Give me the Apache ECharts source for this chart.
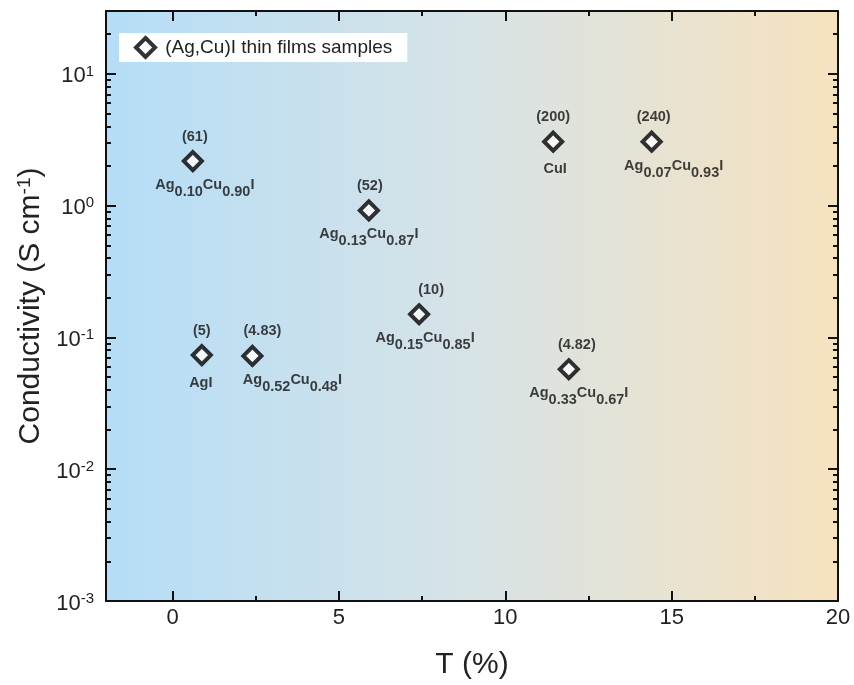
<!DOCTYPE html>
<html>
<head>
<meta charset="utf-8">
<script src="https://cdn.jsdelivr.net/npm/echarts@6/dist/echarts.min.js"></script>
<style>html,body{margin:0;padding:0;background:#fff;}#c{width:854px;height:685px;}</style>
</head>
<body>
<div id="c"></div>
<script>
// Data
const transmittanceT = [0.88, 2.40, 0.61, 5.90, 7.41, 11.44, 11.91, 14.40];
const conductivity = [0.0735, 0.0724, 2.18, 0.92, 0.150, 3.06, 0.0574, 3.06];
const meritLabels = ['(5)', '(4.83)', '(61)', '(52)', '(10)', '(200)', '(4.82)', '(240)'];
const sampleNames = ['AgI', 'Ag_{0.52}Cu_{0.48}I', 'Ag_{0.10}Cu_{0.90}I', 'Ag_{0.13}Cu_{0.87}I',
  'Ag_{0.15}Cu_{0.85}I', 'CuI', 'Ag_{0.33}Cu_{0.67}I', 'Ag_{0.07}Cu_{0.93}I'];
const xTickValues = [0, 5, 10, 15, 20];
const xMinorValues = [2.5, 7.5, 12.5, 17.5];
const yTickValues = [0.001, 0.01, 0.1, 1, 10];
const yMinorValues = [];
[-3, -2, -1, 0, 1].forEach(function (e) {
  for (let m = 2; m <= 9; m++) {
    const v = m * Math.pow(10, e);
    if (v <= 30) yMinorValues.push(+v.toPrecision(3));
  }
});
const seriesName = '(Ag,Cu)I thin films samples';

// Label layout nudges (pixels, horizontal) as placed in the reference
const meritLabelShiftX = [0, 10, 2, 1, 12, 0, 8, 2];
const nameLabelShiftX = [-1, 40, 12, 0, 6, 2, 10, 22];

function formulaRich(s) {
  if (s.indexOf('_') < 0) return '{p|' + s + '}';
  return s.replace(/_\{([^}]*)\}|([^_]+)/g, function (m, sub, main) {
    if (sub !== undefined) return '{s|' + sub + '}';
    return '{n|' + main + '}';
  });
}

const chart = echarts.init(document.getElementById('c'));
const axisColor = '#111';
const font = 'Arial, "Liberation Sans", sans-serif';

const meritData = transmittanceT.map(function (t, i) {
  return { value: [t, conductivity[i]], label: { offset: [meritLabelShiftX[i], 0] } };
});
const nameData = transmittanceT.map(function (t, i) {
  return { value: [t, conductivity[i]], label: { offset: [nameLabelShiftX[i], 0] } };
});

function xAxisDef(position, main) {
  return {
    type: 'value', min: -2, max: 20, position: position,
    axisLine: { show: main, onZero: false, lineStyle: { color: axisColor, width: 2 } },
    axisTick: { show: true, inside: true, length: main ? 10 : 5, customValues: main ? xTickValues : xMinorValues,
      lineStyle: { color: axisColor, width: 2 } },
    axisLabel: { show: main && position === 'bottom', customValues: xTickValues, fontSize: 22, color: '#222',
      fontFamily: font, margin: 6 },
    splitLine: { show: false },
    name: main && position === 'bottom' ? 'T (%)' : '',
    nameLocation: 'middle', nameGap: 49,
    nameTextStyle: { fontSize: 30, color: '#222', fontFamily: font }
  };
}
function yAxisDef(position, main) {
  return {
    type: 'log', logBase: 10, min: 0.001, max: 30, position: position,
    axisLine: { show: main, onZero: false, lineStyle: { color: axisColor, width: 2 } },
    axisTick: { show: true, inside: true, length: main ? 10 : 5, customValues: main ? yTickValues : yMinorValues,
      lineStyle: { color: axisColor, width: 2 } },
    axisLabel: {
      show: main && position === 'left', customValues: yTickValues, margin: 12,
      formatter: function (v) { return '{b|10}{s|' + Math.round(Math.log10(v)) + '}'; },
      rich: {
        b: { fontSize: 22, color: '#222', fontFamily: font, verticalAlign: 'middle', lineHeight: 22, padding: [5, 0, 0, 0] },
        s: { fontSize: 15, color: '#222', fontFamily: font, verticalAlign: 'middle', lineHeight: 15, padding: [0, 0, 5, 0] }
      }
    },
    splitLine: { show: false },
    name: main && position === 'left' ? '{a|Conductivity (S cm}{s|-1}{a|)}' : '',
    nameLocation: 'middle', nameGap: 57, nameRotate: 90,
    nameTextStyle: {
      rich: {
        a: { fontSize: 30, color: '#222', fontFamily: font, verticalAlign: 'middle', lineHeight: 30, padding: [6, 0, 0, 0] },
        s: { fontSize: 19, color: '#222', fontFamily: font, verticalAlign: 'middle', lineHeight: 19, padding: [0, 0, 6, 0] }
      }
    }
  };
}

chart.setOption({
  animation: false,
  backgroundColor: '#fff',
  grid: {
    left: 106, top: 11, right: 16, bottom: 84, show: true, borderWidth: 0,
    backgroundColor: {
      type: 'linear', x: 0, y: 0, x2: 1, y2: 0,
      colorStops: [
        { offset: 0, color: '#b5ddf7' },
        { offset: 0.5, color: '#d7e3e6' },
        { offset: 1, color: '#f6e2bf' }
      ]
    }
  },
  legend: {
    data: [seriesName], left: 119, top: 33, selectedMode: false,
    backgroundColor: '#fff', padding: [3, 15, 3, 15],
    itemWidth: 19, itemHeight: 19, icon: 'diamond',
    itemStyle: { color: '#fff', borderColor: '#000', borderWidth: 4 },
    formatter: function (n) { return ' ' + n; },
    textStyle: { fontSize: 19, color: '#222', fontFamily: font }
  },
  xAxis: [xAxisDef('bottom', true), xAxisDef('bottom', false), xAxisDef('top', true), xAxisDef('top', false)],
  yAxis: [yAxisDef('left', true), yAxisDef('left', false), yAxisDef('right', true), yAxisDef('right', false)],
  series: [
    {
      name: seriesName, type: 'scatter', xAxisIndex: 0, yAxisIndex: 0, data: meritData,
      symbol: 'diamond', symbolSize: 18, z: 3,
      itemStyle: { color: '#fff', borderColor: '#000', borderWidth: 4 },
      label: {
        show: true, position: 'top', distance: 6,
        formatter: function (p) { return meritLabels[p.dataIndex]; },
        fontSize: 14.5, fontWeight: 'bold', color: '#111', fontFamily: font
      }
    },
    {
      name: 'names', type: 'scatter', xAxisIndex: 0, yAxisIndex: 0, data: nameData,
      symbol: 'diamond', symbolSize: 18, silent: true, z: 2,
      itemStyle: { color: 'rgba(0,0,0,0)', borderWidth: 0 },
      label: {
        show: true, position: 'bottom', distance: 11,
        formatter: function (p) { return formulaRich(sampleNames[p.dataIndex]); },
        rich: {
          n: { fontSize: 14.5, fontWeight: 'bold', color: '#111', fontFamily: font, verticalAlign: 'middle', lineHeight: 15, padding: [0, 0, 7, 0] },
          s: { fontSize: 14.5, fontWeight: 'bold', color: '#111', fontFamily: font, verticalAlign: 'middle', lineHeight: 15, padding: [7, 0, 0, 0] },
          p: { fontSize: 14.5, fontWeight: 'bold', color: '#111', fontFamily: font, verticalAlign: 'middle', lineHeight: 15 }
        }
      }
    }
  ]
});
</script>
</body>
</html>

━━━━━━

● STATED TASK
Using the data above, print every line exactly, omitting pictures.

● RESPONSE TO THE EXERCISE
Give me the Apache ECharts source for this chart.
<!DOCTYPE html>
<html>
<head>
<meta charset="utf-8">
<script src="https://cdn.jsdelivr.net/npm/echarts@6/dist/echarts.min.js"></script>
<style>html,body{margin:0;padding:0;background:#fff;}#c{width:854px;height:685px;}</style>
</head>
<body>
<div id="c"></div>
<script>
// Data
const transmittanceT = [0.88, 2.40, 0.61, 5.90, 7.41, 11.44, 11.91, 14.40];
const conductivity = [0.0735, 0.0724, 2.18, 0.92, 0.150, 3.06, 0.0574, 3.06];
const meritLabels = ['(5)', '(4.83)', '(61)', '(52)', '(10)', '(200)', '(4.82)', '(240)'];
const sampleNames = ['AgI', 'Ag_{0.52}Cu_{0.48}I', 'Ag_{0.10}Cu_{0.90}I', 'Ag_{0.13}Cu_{0.87}I',
  'Ag_{0.15}Cu_{0.85}I', 'CuI', 'Ag_{0.33}Cu_{0.67}I', 'Ag_{0.07}Cu_{0.93}I'];
const xTickValues = [0, 5, 10, 15, 20];
const xMinorValues = [2.5, 7.5, 12.5, 17.5];
const yTickValues = [0.001, 0.01, 0.1, 1, 10];
const yMinorValues = [];
[-3, -2, -1, 0, 1].forEach(function (e) {
  for (let m = 2; m <= 9; m++) {
    const v = m * Math.pow(10, e);
    if (v <= 30) yMinorValues.push(+v.toPrecision(3));
  }
});
const seriesName = '(Ag,Cu)I thin films samples';

// Label layout nudges (pixels, horizontal) as placed in the reference
const meritLabelShiftX = [0, 10, 2, 1, 12, 0, 8, 2];
const nameLabelShiftX = [-1, 40, 12, 0, 6, 2, 10, 22];

function formulaRich(s) {
  if (s.indexOf('_') < 0) return '{p|' + s + '}';
  return s.replace(/_\{([^}]*)\}|([^_]+)/g, function (m, sub, main) {
    if (sub !== undefined) return '{s|' + sub + '}';
    return '{n|' + main + '}';
  });
}

const chart = echarts.init(document.getElementById('c'));
const axisColor = '#111';
const font = 'Arial, "Liberation Sans", sans-serif';

const meritData = transmittanceT.map(function (t, i) {
  return { value: [t, conductivity[i]], label: { offset: [meritLabelShiftX[i], 0] } };
});
const nameData = transmittanceT.map(function (t, i) {
  return { value: [t, conductivity[i]], label: { offset: [nameLabelShiftX[i], 0] } };
});

function xAxisDef(position, main) {
  return {
    type: 'value', min: -2, max: 20, position: position,
    axisLine: { show: main, onZero: false, lineStyle: { color: axisColor, width: 2 } },
    axisTick: { show: true, inside: true, length: main ? 10 : 5, customValues: main ? xTickValues : xMinorValues,
      lineStyle: { color: axisColor, width: 2 } },
    axisLabel: { show: main && position === 'bottom', customValues: xTickValues, fontSize: 22, color: '#222',
      fontFamily: font, margin: 6 },
    splitLine: { show: false },
    name: main && position === 'bottom' ? 'T (%)' : '',
    nameLocation: 'middle', nameGap: 49,
    nameTextStyle: { fontSize: 30, color: '#222', fontFamily: font }
  };
}
function yAxisDef(position, main) {
  return {
    type: 'log', logBase: 10, min: 0.001, max: 30, position: position,
    axisLine: { show: main, onZero: false, lineStyle: { color: axisColor, width: 2 } },
    axisTick: { show: true, inside: true, length: main ? 10 : 5, customValues: main ? yTickValues : yMinorValues,
      lineStyle: { color: axisColor, width: 2 } },
    axisLabel: {
      show: main && position === 'left', customValues: yTickValues, margin: 12,
      formatter: function (v) { return '{b|10}{s|' + Math.round(Math.log10(v)) + '}'; },
      rich: {
        b: { fontSize: 22, color: '#222', fontFamily: font, verticalAlign: 'middle', lineHeight: 22, padding: [5, 0, 0, 0] },
        s: { fontSize: 15, color: '#222', fontFamily: font, verticalAlign: 'middle', lineHeight: 15, padding: [0, 0, 5, 0] }
      }
    },
    splitLine: { show: false },
    name: main && position === 'left' ? '{a|Conductivity (S cm}{s|-1}{a|)}' : '',
    nameLocation: 'middle', nameGap: 57, nameRotate: 90,
    nameTextStyle: {
      rich: {
        a: { fontSize: 30, color: '#222', fontFamily: font, verticalAlign: 'middle', lineHeight: 30, padding: [6, 0, 0, 0] },
        s: { fontSize: 19, color: '#222', fontFamily: font, verticalAlign: 'middle', lineHeight: 19, padding: [0, 0, 6, 0] }
      }
    }
  };
}

chart.setOption({
  animation: false,
  backgroundColor: '#fff',
  grid: {
    left: 106, top: 11, right: 16, bottom: 84, show: true, borderWidth: 0,
    backgroundColor: {
      type: 'linear', x: 0, y: 0, x2: 1, y2: 0,
      colorStops: [
        { offset: 0, color: '#b5ddf7' },
        { offset: 0.5, color: '#d7e3e6' },
        { offset: 1, color: '#f6e2bf' }
      ]
    }
  },
  legend: {
    data: [seriesName], left: 119, top: 33, selectedMode: false,
    backgroundColor: '#fff', padding: [3, 15, 3, 15],
    itemWidth: 19, itemHeight: 19, icon: 'diamond',
    itemStyle: { color: '#fff', borderColor: '#000', borderWidth: 4 },
    formatter: function (n) { return ' ' + n; },
    textStyle: { fontSize: 19, color: '#222', fontFamily: font }
  },
  xAxis: [xAxisDef('bottom', true), xAxisDef('bottom', false), xAxisDef('top', true), xAxisDef('top', false)],
  yAxis: [yAxisDef('left', true), yAxisDef('left', false), yAxisDef('right', true), yAxisDef('right', false)],
  series: [
    {
      name: seriesName, type: 'scatter', xAxisIndex: 0, yAxisIndex: 0, data: meritData,
      symbol: 'diamond', symbolSize: 18, z: 3,
      itemStyle: { color: '#fff', borderColor: '#000', borderWidth: 4 },
      label: {
        show: true, position: 'top', distance: 6,
        formatter: function (p) { return meritLabels[p.dataIndex]; },
        fontSize: 14.5, fontWeight: 'bold', color: '#111', fontFamily: font
      }
    },
    {
      name: 'names', type: 'scatter', xAxisIndex: 0, yAxisIndex: 0, data: nameData,
      symbol: 'diamond', symbolSize: 18, silent: true, z: 2,
      itemStyle: { color: 'rgba(0,0,0,0)', borderWidth: 0 },
      label: {
        show: true, position: 'bottom', distance: 11,
        formatter: function (p) { return formulaRich(sampleNames[p.dataIndex]); },
        rich: {
          n: { fontSize: 14.5, fontWeight: 'bold', color: '#111', fontFamily: font, verticalAlign: 'middle', lineHeight: 15, padding: [0, 0, 7, 0] },
          s: { fontSize: 14.5, fontWeight: 'bold', color: '#111', fontFamily: font, verticalAlign: 'middle', lineHeight: 15, padding: [7, 0, 0, 0] },
          p: { fontSize: 14.5, fontWeight: 'bold', color: '#111', fontFamily: font, verticalAlign: 'middle', lineHeight: 15 }
        }
      }
    }
  ]
});
</script>
</body>
</html>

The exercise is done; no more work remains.